The most useful advice anybody ever gave me as a novice author was go to writing conferences.

I had a 27-page picture book that wanted to be a novel, 60 pages of another book, and no idea how a person would go about getting anything published - or whether my writing was good enough to bother trying.

Writing conferences answered my ignorant questions, pointed me to the resources I needed, gave me valuable feedback on my writing, and eventually led to signing with my awesome agent, Steve, who loves my writing and believes in my books, even when I am ready to throw them in a mud puddle.

I still often find something I hear at a writing conference gives me some little insight I needed. Last week at LTUE it was Dave Farland's session on revising.

Aha, said my brain. Oh, yeah. Now I see.

I got a little excited. I like revelations. So I'm passing Dave's secrets on to you. Maybe you're stuck, and something will help you, too.

Dave's Excellent Editing Tips:

Your first draft of a  novel is the one where you're figuring out what your story is, where it's going, finding its shape. After that, Dave goes through each novel at least 7 times before sending it out into the world.

First time through: what Dave calls the "triage" edit; the high-level, drastic edit, where you add, chop, and change major stuff, figure out what shape your story needs.

Second time through: "Shotgun" edit. Go through manuscript, identify problems, bug-a-boo areas, look at all ways to improve my story--world creation, characters--go through until every word feels right, then make a to-do list to come back and fix it all.

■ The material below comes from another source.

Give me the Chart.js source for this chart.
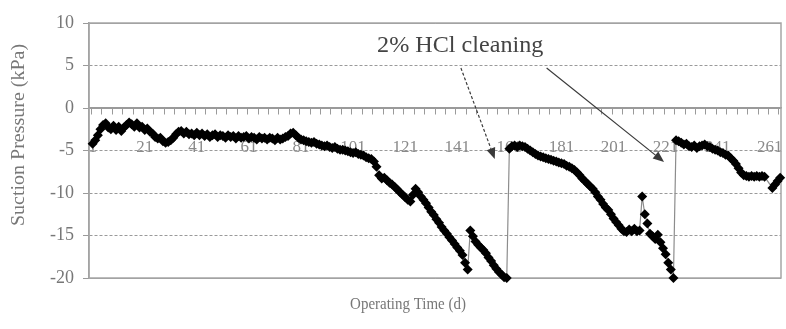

Tracy Hickman says at this point that he likes to print manuscript out and do a chapter-by-chapter break-down on paper, with color-coded markers for different characters, to see where somebody's not getting enough page time, etc. Which sounds really organized. Like the kind of thing I will never do. Although I admire Tracy for being able to.

3rd time through: Voice edit.
- throw away the beginning and start where characters come alive.
-make sure each character sounds consistent, uses the same kinds of unique buzz-words and dialogue tags.
-make sure each is recognizable, remind the reader of his characteristics throughout, so they don't forget what he looks like.
-do research at this point, if necessary, to make the character feel authentic, to get a true feel for your guy or gal.

4th time through: Descriptive edit.
Check all your descriptive passages and ask
- are you using all five senses?
-do you give a clear sense of place throughout?
- are your metaphors/similes fresh? Do you need more?
-check the poetic elements; is your language evocative?

5th: Syllabic edit: Dave loves Hemingway. Hemingway uses short words.
- Dave's take is that cutting back syllables speeds up the writing, lowers the level required to read it. Sometimes that's not what you want. I feel you could overdo it, give your writing a chopped, too-harsh rhythm, but it's something to consider.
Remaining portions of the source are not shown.